Some operators also think ahead to expanded operating envelopes, including enterprise workflows that may one day involve BVLOS under proper regulatory approval and program structure. Even when a venue filming mission is conducted within normal visual line-of-sight requirements, the platform’s place in a broader enterprise ecosystem matters. It suggests continuity. A company that uses the Matrice 4T for low-light venue documentation today may later use the same family of tools for campus inspection, infrastructure review, perimeter mapping, or logistics planning. That continuity reduces retraining and simplifies standard operating procedures.
Still, the real strength of the Matrice 4T in venue work is not any one feature. It is the way the aircraft reduces uncertainty in environments where uncertainty accumulates fast.
Low-light filming compresses decision-making. Reflective surfaces distort exposure. Dark landscaping hides obstacles. Decorative lighting creates harsh contrast. Temporary structures appear flatter than they are. Human activity shifts between visible and invisible depending on angle and background. In those conditions, the Matrice 4T does not merely collect images. It gives the crew more ways to verify what is happening.
Thermal helps identify activity or heat sources where the visible camera falls short. O3 transmission helps the crew trust framing and aircraft placement. AES-256 supports the expectations of venues that care about footage control. Hot-swap batteries protect the most fragile part of the mission window: the minutes when the site looks its best. And if the project later expands into photogrammetry or planning outputs tied to GCP-based accuracy, the aircraft is already part of a more serious operational conversation.
There is another point that deserves honesty. The best low-light venue footage is rarely the result of simply flying later into darkness. It comes from understanding the transition period. The Matrice 4T is especially strong during that crossover zone when architectural lights are active, ambient light is fading, and the site begins to reveal different layers of information. That is when thermal can quietly validate what the camera cannot fully interpret. That is when stable transmission becomes most valuable. That is when pilots make the small route choices that separate polished work from risky improvisation.
For teams filming venues professionally, that means planning the mission as a sequence of information priorities, not just a list of shots. Capture the broad exterior context while ambient detail still holds. Move into tighter structural compositions as venue lighting becomes dominant. Use thermal selectively to verify service areas, movement near edges, and hidden activity around landscaped or wooded boundaries. Then preserve continuity with efficient battery changes so the aircraft stays useful through the most visually rewarding portion of the evening.
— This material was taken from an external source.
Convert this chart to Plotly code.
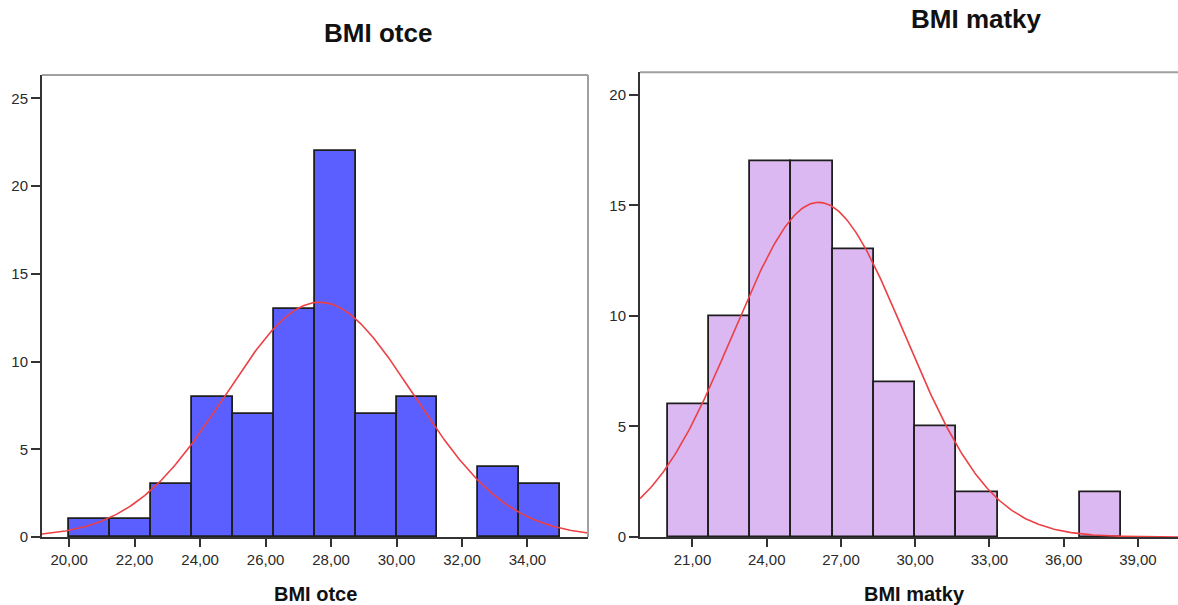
import numpy as np
import plotly.graph_objects as go

# ---------------- data ----------------
otce_bin_start = 20.0
otce_bin_width = 1.25
otce_counts = [1, 1, 3, 8, 7, 13, 22, 7, 8, 0, 4, 3]
otce_mean = 27.65
otce_sd = 2.87
otce_n = sum(otce_counts)
otce_ticks = [20, 22, 24, 26, 28, 30, 32, 34]
otce_ticklabels = ["20,00", "22,00", "24,00", "26,00", "28,00", "30,00", "32,00", "34,00"]

matky_bin_start = 20.0
matky_bin_width = 5.0 / 3.0
matky_counts = [6, 10, 17, 17, 13, 7, 5, 2, 0, 0, 2]
matky_mean = 26.1
matky_sd = 3.47
matky_n = sum(matky_counts)
matky_ticks = [21, 24, 27, 30, 33, 36, 39]
matky_ticklabels = ["21,00", "24,00", "27,00", "30,00", "33,00", "36,00", "39,00"]

otce_yticks = [0, 5, 10, 15, 20, 25]
matky_yticks = [0, 5, 10, 15, 20]

# ---------------- figure ----------------
W, H = 1178, 605
def px_x(p): return p / W
def px_y(p): return 1 - p / H

x1_range = [19.17, 35.85]
x2_range = [18.88, 40.62]

fig = go.Figure()

ocent = [otce_bin_start + (i + 0.5) * otce_bin_width for i in range(len(otce_counts))]
fig.add_trace(go.Bar(x=ocent, y=[c if c > 0 else None for c in otce_counts], width=otce_bin_width,
                     marker=dict(color="#5b5fff", line=dict(color="#1e1e1e", width=1.8)),
                     xaxis="x", yaxis="y", showlegend=False))
xs1 = np.linspace(x1_range[0], x1_range[1], 400)
ys1 = otce_n * otce_bin_width / (otce_sd * np.sqrt(2 * np.pi)) * np.exp(-0.5 * ((xs1 - otce_mean) / otce_sd) ** 2)
fig.add_trace(go.Scatter(x=xs1, y=ys1, mode="lines", line=dict(color="#ec4045", width=1.6),
                         xaxis="x", yaxis="y", showlegend=False))

mcent = [matky_bin_start + (i + 0.5) * matky_bin_width for i in range(len(matky_counts))]
fig.add_trace(go.Bar(x=mcent, y=[c if c > 0 else None for c in matky_counts], width=matky_bin_width,
                     marker=dict(color="#dcb8f2", line=dict(color="#1e1e1e", width=1.8)),
                     xaxis="x2", yaxis="y2", showlegend=False))
xs2 = np.linspace(x2_range[0], x2_range[1], 400)
ys2 = matky_n * matky_bin_width / (matky_sd * np.sqrt(2 * np.pi)) * np.exp(-0.5 * ((xs2 - matky_mean) / matky_sd) ** 2)
fig.add_trace(go.Scatter(x=xs2, y=ys2, mode="lines", line=dict(color="#ec4045", width=1.6),
                         xaxis="x2", yaxis="y2", showlegend=False))

tickfont = dict(family="Liberation Sans, Arial, sans-serif", size=15, color="#2a2a2a")
axis_common = dict(showgrid=False, zeroline=False, showline=True, linecolor="#333333", linewidth=2,
                   ticks="outside", tickcolor="#333333", tickwidth=2, tickfont=tickfont,
                   automargin=False)

bottom = px_y(537)
fig.update_layout(
    width=W, height=H,
    margin=dict(l=0, r=0, t=0, b=0, autoexpand=False),
    paper_bgcolor="white", plot_bgcolor="white",
    bargap=0,
    xaxis=dict(domain=[px_x(42), px_x(588)], range=x1_range, anchor="y",
               tickvals=otce_ticks, ticktext=otce_ticklabels, ticklen=8, **axis_common),
    yaxis=dict(domain=[bottom, px_y(75)], range=[0, 26.33], anchor="x",
               tickvals=otce_yticks, ticklen=9, **axis_common),
    xaxis2=dict(domain=[px_x(640), 1.0], range=x2_range, anchor="y2",
                tickvals=matky_ticks, ticktext=matky_ticklabels, ticklen=8, **axis_common),
    yaxis2=dict(domain=[bottom, px_y(72.3)], range=[0, 21.02], anchor="x2",
                tickvals=matky_yticks, ticklen=9, **axis_common),
)

# gray top / right frame
fig.add_shape(type="line", xref="x domain", yref="y domain", x0=0, x1=1, y0=1, y1=1,
              line=dict(color="#a0a0a0", width=2))
fig.add_shape(type="line", xref="x domain", yref="y domain", x0=1, x1=1, y0=0, y1=1,
              line=dict(color="#a0a0a0", width=2))
fig.add_shape(type="line", xref="x2 domain", yref="y2 domain", x0=0, x1=1, y0=1, y1=1,
              line=dict(color="#a0a0a0", width=2))

titlefont = dict(family="Liberation Sans, Arial, sans-serif", size=26, color="#111111")
labfont = dict(family="Liberation Sans, Arial, sans-serif", size=20, color="#111111")
fig.add_annotation(text="<b>BMI otce</b>", xref="paper", yref="paper", x=px_x(378), y=px_y(33),
                   showarrow=False, font=titlefont, xanchor="center", yanchor="middle")
fig.add_annotation(text="<b>BMI matky</b>", xref="paper", yref="paper", x=px_x(976), y=px_y(19),
                   showarrow=False, font=titlefont, xanchor="center", yanchor="middle")
fig.add_annotation(text="<b>BMI otce</b>", xref="paper", yref="paper", x=px_x(315), y=px_y(594),
                   showarrow=False, font=labfont, xanchor="center", yanchor="middle")
fig.add_annotation(text="<b>BMI matky</b>", xref="paper", yref="paper", x=px_x(915), y=px_y(594),
                   showarrow=False, font=labfont, xanchor="center", yanchor="middle")

fig.write_html("out.html")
If you are building a venue media workflow around one platform, the Matrice 4T stands out because it respects the reality of field operations. It handles beauty and verification at the same time. It gives stakeholders footage they can use and teams data they can trust. For anyone weighing deployment options or field setup details, it often helps to talk through the mission profile directly, and the fastest way to do that is to message our UAV team on WhatsApp.
My own view is simple. The Matrice 4T is not interesting because it flies at night-adjacent hours. Plenty of aircraft can do that. It is interesting because it helps crews interpret difficult environments without breaking the rhythm of production. Around venues, that difference shows up in cleaner passes, fewer blind spots, better coordination, and smarter decisions when the site starts changing faster than the eye can track.
That is why I keep returning to the deer at the amphitheater. Not because it was dramatic, but because it was ordinary. Real fieldwork is full of ordinary surprises. A platform earns trust when it helps you notice them early enough to adapt.
For low-light venue filming, the Matrice 4T does exactly that.